Copy nothing but the stretch that opens with the line containing "What matplotlib code" and closes with the line containing "adjuncts = [10, 86, 45, 18]". Keep pictures out.

(Rows from a dataset)
§

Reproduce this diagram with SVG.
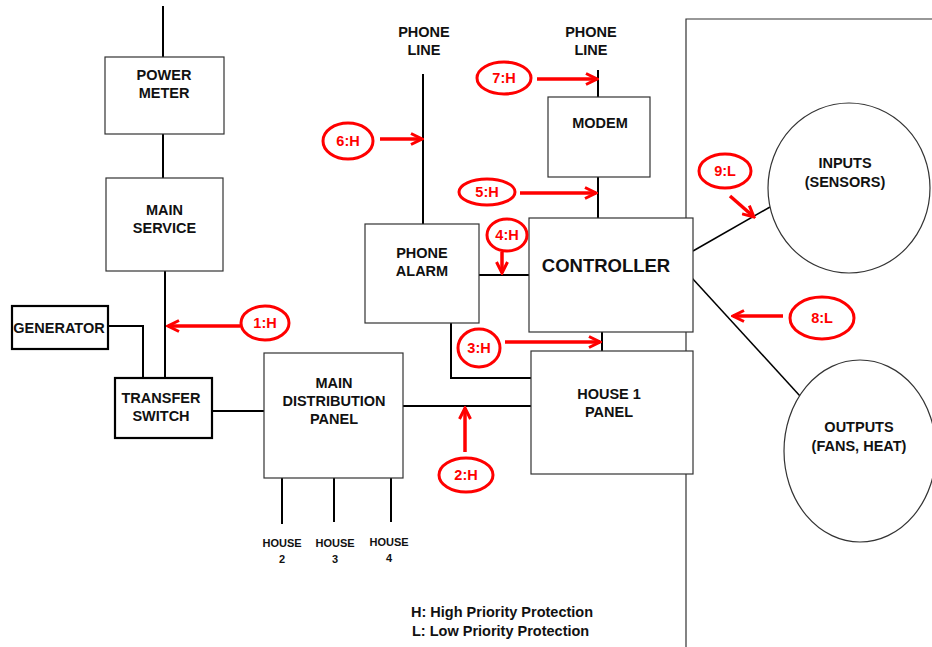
<svg xmlns="http://www.w3.org/2000/svg" width="932" height="647" viewBox="0 0 932 647">
<defs>
<style>
.box{fill:#fff;stroke:#333;stroke-width:1.2}
.tbox{fill:#fff;stroke:#000;stroke-width:2.2}
.w{fill:none;stroke:#000;stroke-width:2}
.thin{fill:none;stroke:#000;stroke-width:1.5}
.t{font-family:"Liberation Sans",Arial,sans-serif;font-weight:bold;font-size:14.5px;fill:#111;text-anchor:middle}
.s{font-size:11px}
.big{font-size:18.5px;font-weight:bold}
.lg{font-family:"Liberation Sans",Arial,sans-serif;font-weight:bold;font-size:14.5px;fill:#111}
.ov{fill:#fff;stroke:#f00;stroke-width:3}
.rt{font-family:"Liberation Sans",Arial,sans-serif;font-size:14.5px;font-weight:bold;fill:#f00;text-anchor:middle}
.ar{fill:none;stroke:#f00;stroke-width:3.5;marker-end:url(#ah)}
.circ{fill:#fff;stroke:#333;stroke-width:1.2}
</style>
<marker id="ah" viewBox="0 0 14 14" refX="12" refY="7" markerWidth="14" markerHeight="14" orient="auto" markerUnits="userSpaceOnUse">
<path d="M1,1.5 L12,7 L1,12.5" fill="none" stroke="#f00" stroke-width="3"/>
</marker>
</defs>
<rect width="932" height="647" fill="#fff"/>
<path d="M686,647 V19 H932" fill="none" stroke="#333" stroke-width="1.2"/>
<g id="connectors">
<path class="w" d="M163,6 V57"/>
<path class="w" d="M163,134 V178"/>
<path class="w" d="M165,271 V378"/>
<path class="w" d="M108,326 H143 V378"/>
<path class="w" d="M212,411 H264"/>
<path class="w" d="M282,478 V524 M334,478 V522 M391,478 V522"/>
<path class="w" d="M403,406 H531"/>
<path class="w" d="M423,74 V224"/>
<path class="w" d="M598,70 V97"/>
<path class="w" d="M598,177 V218"/>
<path class="w" d="M479,275 H529"/>
<path class="w" d="M451,323 V378 H531"/>
<path class="w" d="M602,332 V351"/>
<path class="thin" d="M693,251 L770,207"/>
<path class="thin" d="M692,278 L800,396"/>
</g>
<g id="power-meter"><rect class="box" x="105" y="57" width="119" height="77"/><text class="t" x="164" y="80">POWER</text><text class="t" x="164" y="98">METER</text></g>
<g id="main-service"><rect class="box" x="106" y="178" width="117" height="93"/><text class="t" x="164.5" y="215">MAIN</text><text class="t" x="164.5" y="233">SERVICE</text></g>
<g id="generator"><rect class="tbox" x="12" y="306" width="96" height="43"/><text class="t" x="59" y="333">GENERATOR</text></g>
<g id="transfer-switch"><rect class="tbox" x="115" y="378" width="97" height="60"/><text class="t" x="161" y="403">TRANSFER</text><text class="t" x="161" y="421">SWITCH</text></g>
<g id="main-distribution-panel"><rect class="box" x="264" y="353" width="139" height="125"/><text class="t" x="334" y="388">MAIN</text><text class="t" x="334" y="406">DISTRIBUTION</text><text class="t" x="334" y="424">PANEL</text></g>
<g id="house-2"><text class="t s" x="282" y="547">HOUSE</text><text class="t s" x="282" y="563">2</text></g>
<g id="house-3"><text class="t s" x="335" y="547">HOUSE</text><text class="t s" x="335" y="563">3</text></g>
<g id="house-4"><text class="t s" x="389" y="546">HOUSE</text><text class="t s" x="389" y="562">4</text></g>
<g id="phone-line-1"><text class="t" x="424" y="37">PHONE</text><text class="t" x="424" y="55">LINE</text></g>
<g id="phone-line-2"><text class="t" x="591" y="37">PHONE</text><text class="t" x="591" y="55">LINE</text></g>
<g id="modem"><rect class="box" x="548" y="97" width="102" height="80"/><text class="t" x="600" y="128">MODEM</text></g>
<g id="phone-alarm"><rect class="box" x="365" y="224" width="114" height="99"/><text class="t" x="422" y="258">PHONE</text><text class="t" x="422" y="276">ALARM</text></g>
<g id="controller"><rect class="box" x="529" y="218" width="164" height="114"/><text class="t big" x="606" y="272">CONTROLLER</text></g>
<g id="house-1-panel"><rect class="box" x="531" y="351" width="162" height="123"/><text class="t" x="609" y="399">HOUSE 1</text><text class="t" x="609" y="417">PANEL</text></g>
<g id="inputs"><ellipse class="circ" cx="849" cy="188" rx="81" ry="85"/><text class="t" x="845" y="168">INPUTS</text><text class="t" x="845" y="187">(SENSORS)</text></g>
<g id="outputs"><ellipse class="circ" cx="860" cy="451" rx="76" ry="91"/><text class="t" x="859" y="432">OUTPUTS</text><text class="t" x="859" y="451">(FANS, HEAT)</text></g>
<g id="legend"><text class="lg" x="411" y="617">H: High Priority Protection</text><text class="lg" x="412" y="636">L: Low Priority Protection</text></g>
<g id="protection-labels">
<path class="ar" d="M240,326 H168"/>
<ellipse class="ov" cx="265" cy="323" rx="24" ry="17"/><text class="rt" x="265" y="328">1:H</text>
<path class="ar" d="M465,452 V408"/>
<ellipse class="ov" cx="466" cy="475" rx="27" ry="17"/><text class="rt" x="466" y="480">2:H</text>
<path class="ar" d="M505,342 H600"/>
<ellipse class="ov" cx="479" cy="348" rx="21" ry="19"/><text class="rt" x="479" y="353">3:H</text>
<path class="ar" d="M502,252 V273"/>
<ellipse class="ov" cx="507" cy="235" rx="20" ry="16"/><text class="rt" x="507" y="240">4:H</text>
<path class="ar" d="M520,193 H596"/>
<ellipse class="ov" cx="487" cy="192" rx="28" ry="13"/><text class="rt" x="487" y="197">5:H</text>
<path class="ar" d="M380,139 H422"/>
<ellipse class="ov" cx="348" cy="141" rx="25" ry="18"/><text class="rt" x="348" y="146">6:H</text>
<path class="ar" d="M537,79 H597"/>
<ellipse class="ov" cx="504" cy="78" rx="27" ry="16"/><text class="rt" x="504" y="83">7:H</text>
<path class="ar" d="M783,316 H733"/>
<ellipse class="ov" cx="822" cy="318" rx="32" ry="21"/><text class="rt" x="822" y="323">8:L</text>
<path class="ar" d="M730,196 L754,217"/>
<ellipse class="ov" cx="725" cy="171" rx="26" ry="17"/><text class="rt" x="725" y="176">9:L</text>
</g>
</svg>
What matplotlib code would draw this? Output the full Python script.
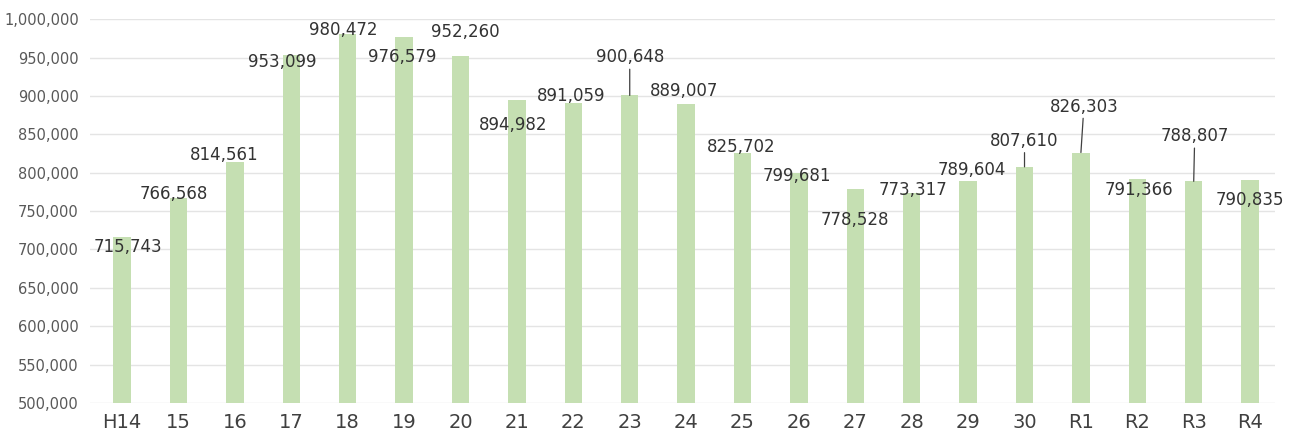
import matplotlib.pyplot as plt
from matplotlib.ticker import FuncFormatter

# fiscal years (Heisei 14 .. Reiwa 4)
years = ["H14", "15", "16", "17", "18", "19", "20", "21", "22", "23", "24",
         "25", "26", "27", "28", "29", "30", "R1", "R2", "R3", "R4"]
counts = [715743, 766568, 814561, 953099, 980472, 976579, 952260, 894982,
          891059, 900648, 889007, 825702, 799681, 778528, 773317, 789604,
          807610, 826303, 791366, 788807, 790835]

# label offsets in pixels (dx, dy) from the bar top, and which get a leader line
label_offsets = [(6, -10), (-5, 4), (-11, 7), (-9, -7), (-4, 4), (-2, -20),
                 (5, 24), (-4, -25), (-2, 7), (0, 38), (-2, 13), (-1, 6),
                 (-2, -3), (0, -31), (1, 3), (4, 11), (0, 26), (3, 46),
                 (2, -11), (1, 45), (0, -20)]
leaders = {"23", "30", "R1", "R3"}

fig = plt.figure(figsize=(12.95, 4.36), dpi=100)
ax = fig.add_axes([0.0695, 0.0757, 0.915, 0.8803])

x = range(len(years))
ax.bar(x, [c - 500000 for c in counts], bottom=500000, width=0.31,
       color="#c5dfb2", zorder=2)

ax.set_ylim(500000, 1000000)
ax.set_xlim(-0.57, 20.44)
ax.set_yticks(range(500000, 1000001, 50000))
ax.yaxis.set_major_formatter(FuncFormatter(lambda v, p: f"{int(v):,}"))
ax.set_xticks(list(x))
ax.set_xticklabels(years, fontsize=14, color="#404040")
ax.tick_params(axis="y", labelsize=10.5, labelcolor="#595959", length=0, pad=8)
ax.tick_params(axis="x", length=0, pad=7)
ax.grid(axis="y", color="#e4e4e4", linewidth=1, zorder=0)
for s in ax.spines.values():
    s.set_visible(False)

for i, (yr, c) in enumerate(zip(years, counts)):
    dx, dy = label_offsets[i]
    props = None
    if yr in leaders:
        props = dict(arrowstyle="-", color="#404040", lw=0.9,
                     shrinkA=0, shrinkB=0)
    ax.annotate(f"{c:,}", xy=(i, c), xytext=(dx, dy),
                textcoords="offset pixels", ha="center", va="center",
                fontsize=12, color="#333333", arrowprops=props, zorder=3)

fig.savefig("out.png", dpi=100)
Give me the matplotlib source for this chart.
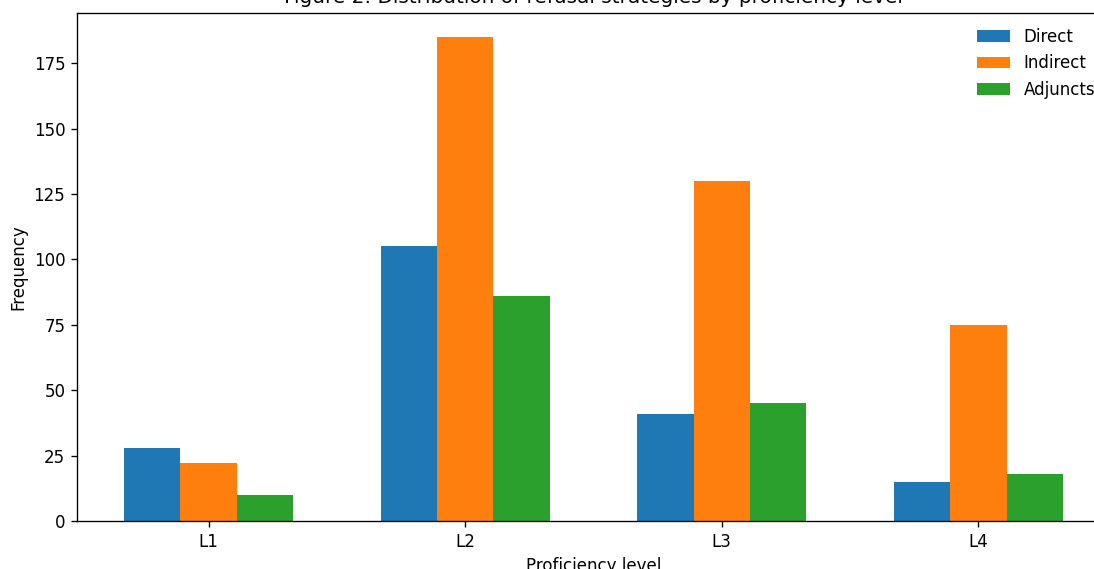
import matplotlib
matplotlib.use("Agg")
import matplotlib.pyplot as plt
import numpy as np

levels = ["L1", "L2", "L3", "L4"]
direct = [28, 105, 41, 15]
indirect = [22, 185, 130, 75]
adjuncts = [10, 86, 45, 18]

DPI = 120
fig = plt.figure(figsize=(1094 / DPI, 569 / DPI), dpi=DPI)
ax = fig.add_axes([77/1094, 48/569, 1033/1094, 508/569])

x = np.arange(len(levels))
w = 0.22
ax.bar(x - w, direct, w, label="Direct", color="#1f77b4")
ax.bar(x, indirect, w, label="Indirect", color="#ff7f0e")
ax.bar(x + w, adjuncts, w, label="Adjuncts", color="#2ca02c")

ax.set_xticks(x)
ax.set_xticklabels(levels)
ax.set_xlabel("Proficiency level")
ax.set_ylabel("Frequency")
ax.set_title("Figure 2: Distribution of refusal strategies by proficiency level")
ax.legend(frameon=False, loc="upper right")

fig.savefig("out.png", dpi=DPI)
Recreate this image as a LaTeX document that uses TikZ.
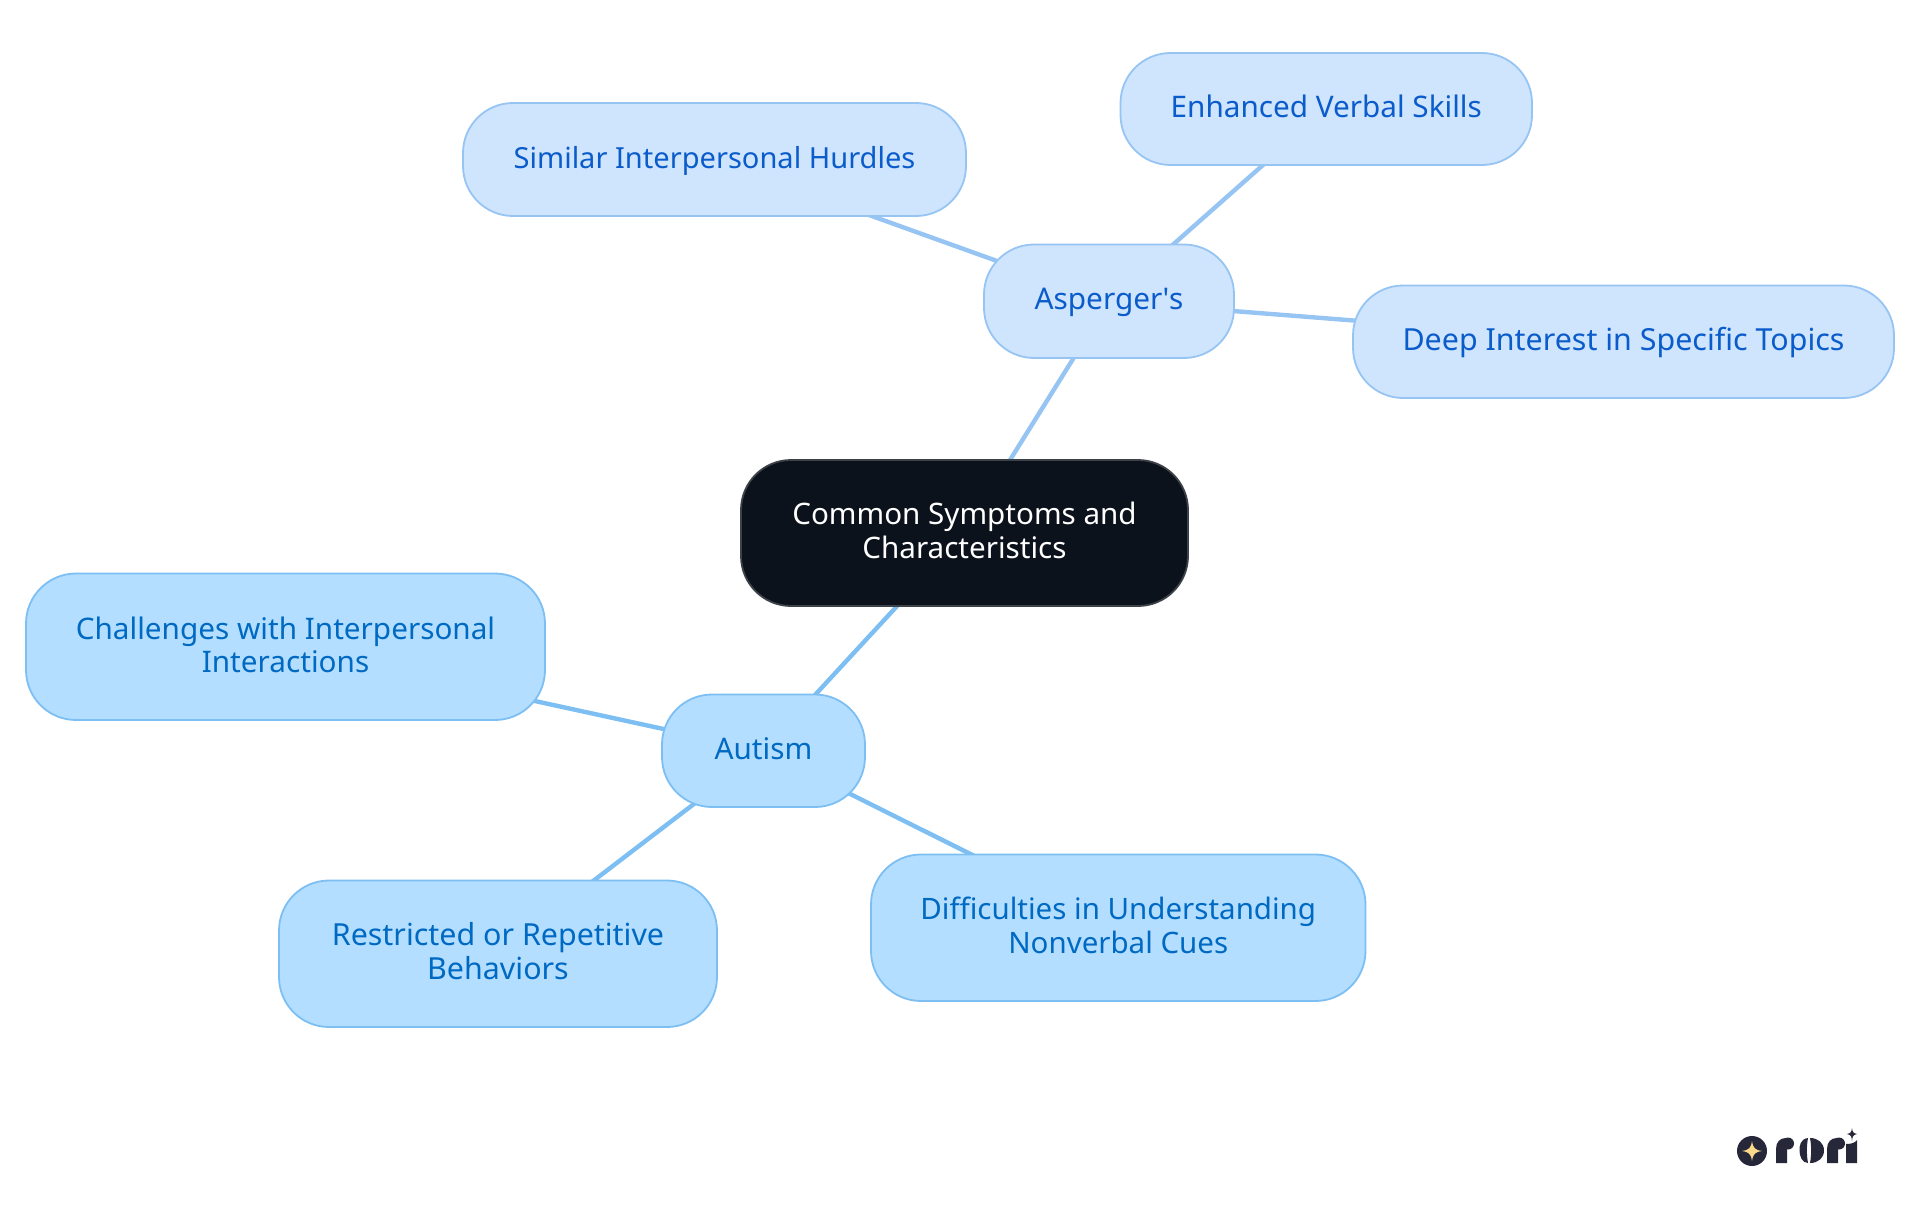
\documentclass[tikz,border=0pt]{standalone}
\usepackage{fontspec}
\setmainfont{Noto Sans}
\usetikzlibrary{backgrounds}
\definecolor{rootfill}{HTML}{0C121B}
\definecolor{rootline}{HTML}{3D4148}
\definecolor{aspfill}{HTML}{CFE4FD}
\definecolor{aspline}{HTML}{96C4F3}
\definecolor{asptext}{HTML}{0B5CCB}
\definecolor{autfill}{HTML}{B3DEFF}
\definecolor{autline}{HTML}{7DBFF3}
\definecolor{auttext}{HTML}{0069C2}
\definecolor{logodark}{HTML}{27273A}
\definecolor{logostar}{HTML}{FBD98A}
\tikzset{
  x=1pt,y=-1pt,
  boxbase/.style={draw,line width=1.8pt,inner sep=0pt,rounded corners=50pt},
  rootbox/.style={boxbase,fill=rootfill,draw=rootline,text=white},
  aspbox/.style={boxbase,fill=aspfill,draw=aspline,text=asptext},
  autbox/.style={boxbase,fill=autfill,draw=autline,text=auttext},
  asplink/.style={draw=aspline,line width=4.4pt},
  autlink/.style={draw=autline,line width=4.4pt},
}
% style, name, text, x0, x1, y0, y1, font size, raise of first baseline above centre
\newcommand{\bx}[9]{\def\tmpstyle{#1}\def\tmpname{#2}\def\tmptext{#3}\bxb{#4}{#5}{#6}{#7}{#8}{#9}}
\newcommand{\bxb}[6]{\node[\tmpstyle,minimum width=#2pt-#1pt,minimum height=#4pt-#3pt,
  font=\fontsize{#5}{33.7}\selectfont] (\tmpname) at ({(#1+#2)/2},{(#3+#4)/2})
  {\raisebox{#6pt}[0pt][0pt]{\begin{tabular}[t]{@{}c@{}}\tmptext\end{tabular}}};}
\begin{document}
\begin{tikzpicture}
\useasboundingbox (0,0) rectangle (1920,1215);
\bx{rootbox}{root}{Common Symptoms and\\Characteristics}{741}{1188}{460}{606}{29.6}{8.5}
\bx{aspbox}{asp}{Asperger\textquotesingle s}{984}{1234}{244.5}{358}{29.8}{-8.5}
\bx{aspbox}{similar}{Similar Interpersonal Hurdles}{463}{966}{103}{216}{29.05}{-9}
\bx{aspbox}{verbal}{Enhanced Verbal Skills}{1120.5}{1532}{53}{165}{29.7}{-9}
\bx{aspbox}{deep}{Deep Interest in Specific Topics}{1353}{1894}{285.5}{398}{30.4}{-9}
\bx{autbox}{autism}{Autism}{662}{865}{694.5}{807}{29.7}{-9}
\bx{autbox}{chall}{Challenges with Interpersonal\\Interactions}{26}{545}{573.5}{720}{29.7}{7.5}
\bx{autbox}{restr}{Restricted or Repetitive\\Behaviors}{279}{717}{880.5}{1027}{30.4}{8}
\bx{autbox}{diff}{Difficulties in Understanding\\Nonverbal Cues}{871}{1365.5}{854.5}{1001}{29.5}{8}
\begin{scope}[on background layer]
\draw[asplink] (root.center) -- (asp.center);
\draw[asplink] (asp.center) -- (similar.center);
\draw[asplink] (asp.center) -- (verbal.center);
\draw[asplink] (asp.center) -- (deep.center);
\draw[autlink] (root.center) -- (autism.center);
\draw[autlink] (autism.center) -- (chall.center);
\draw[autlink] (autism.center) -- (restr.center);
\draw[autlink] (autism.center) -- (diff.center);
\end{scope}
% logo
\fill[logodark] (1752,1151) circle[radius=15];
\fill[logostar] (1752,1141) .. controls (1753,1148) and (1755,1150) .. (1762,1151) .. controls (1755,1152) and (1753,1154) .. (1752,1161) .. controls (1751,1154) and (1749,1152) .. (1742,1151) .. controls (1749,1150) and (1751,1148) .. (1752,1141) -- cycle;
\begin{scope}[logodark]
\fill (1776,1163) -- (1776,1149) .. controls (1776,1142) and (1780,1138) .. (1786,1138) .. controls (1782,1141) and (1782,1146) .. (1787,1148) -- (1787,1163) -- cycle;
\fill (1788,1143.5) circle[radius=6];
\fill (1808,1138) .. controls (1800,1139) and (1799.5,1146) .. (1799.5,1150.5) .. controls (1799.5,1156) and (1802,1163) .. (1808,1163) .. controls (1806.5,1155) and (1806.5,1146) .. (1808,1138) -- cycle;
\fill (1810,1138) .. controls (1818,1138) and (1824,1143) .. (1824,1150.5) .. controls (1824,1158) and (1818,1163) .. (1810,1163) .. controls (1811.5,1155) and (1811.5,1146) .. (1810,1138) -- cycle;
\fill (1827,1163) -- (1827,1149) .. controls (1827,1142) and (1831,1138) .. (1837,1138) .. controls (1833,1141) and (1833,1146) .. (1838,1148) -- (1838,1163) -- cycle;
\fill (1839,1143.5) circle[radius=6];
\fill (1846,1163) -- (1846,1144) .. controls (1851,1144) and (1855,1143) .. (1857,1140) -- (1857,1163) -- cycle;
\fill (1852,1128) .. controls (1852.5,1132) and (1853,1133) .. (1857,1134) .. controls (1853,1135) and (1852.5,1136) .. (1852,1141) .. controls (1851.5,1136) and (1851,1135) .. (1847,1134) .. controls (1851,1133) and (1851.5,1132) .. (1852,1128) -- cycle;
\end{scope}
\end{tikzpicture}
\end{document}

§

■ ANSWER FOR THIS EXERCISE:
What matplotlib code would draw this? Output the full Python script.
import matplotlib.pyplot as plt
from matplotlib.ticker import FuncFormatter

# fiscal years (Heisei 14 .. Reiwa 4)
years = ["H14", "15", "16", "17", "18", "19", "20", "21", "22", "23", "24",
         "25", "26", "27", "28", "29", "30", "R1", "R2", "R3", "R4"]
counts = [715743, 766568, 814561, 953099, 980472, 976579, 952260, 894982,
          891059, 900648, 889007, 825702, 799681, 778528, 773317, 789604,
          807610, 826303, 791366, 788807, 790835]

# label offsets in pixels (dx, dy) from the bar top, and which get a leader line
label_offsets = [(6, -10), (-5, 4), (-11, 7), (-9, -7), (-4, 4), (-2, -20),
                 (5, 24), (-4, -25), (-2, 7), (0, 38), (-2, 13), (-1, 6),
                 (-2, -3), (0, -31), (1, 3), (4, 11), (0, 26), (3, 46),
                 (2, -11), (1, 45), (0, -20)]
leaders = {"23", "30", "R1", "R3"}

fig = plt.figure(figsize=(12.95, 4.36), dpi=100)
ax = fig.add_axes([0.0695, 0.0757, 0.915, 0.8803])

x = range(len(years))
ax.bar(x, [c - 500000 for c in counts], bottom=500000, width=0.31,
       color="#c5dfb2", zorder=2)

ax.set_ylim(500000, 1000000)
ax.set_xlim(-0.57, 20.44)
ax.set_yticks(range(500000, 1000001, 50000))
ax.yaxis.set_major_formatter(FuncFormatter(lambda v, p: f"{int(v):,}"))
ax.set_xticks(list(x))
ax.set_xticklabels(years, fontsize=14, color="#404040")
ax.tick_params(axis="y", labelsize=10.5, labelcolor="#595959", length=0, pad=8)
ax.tick_params(axis="x", length=0, pad=7)
ax.grid(axis="y", color="#e4e4e4", linewidth=1, zorder=0)
for s in ax.spines.values():
    s.set_visible(False)

for i, (yr, c) in enumerate(zip(years, counts)):
    dx, dy = label_offsets[i]
    props = None
    if yr in leaders:
        props = dict(arrowstyle="-", color="#404040", lw=0.9,
                     shrinkA=0, shrinkB=0)
    ax.annotate(f"{c:,}", xy=(i, c), xytext=(dx, dy),
                textcoords="offset pixels", ha="center", va="center",
                fontsize=12, color="#333333", arrowprops=props, zorder=3)

fig.savefig("out.png", dpi=100)
Give me the matplotlib source for this chart.
import matplotlib
matplotlib.use("Agg")
import matplotlib.pyplot as plt
import numpy as np

levels = ["L1", "L2", "L3", "L4"]
direct = [28, 105, 41, 15]
indirect = [22, 185, 130, 75]
adjuncts = [10, 86, 45, 18]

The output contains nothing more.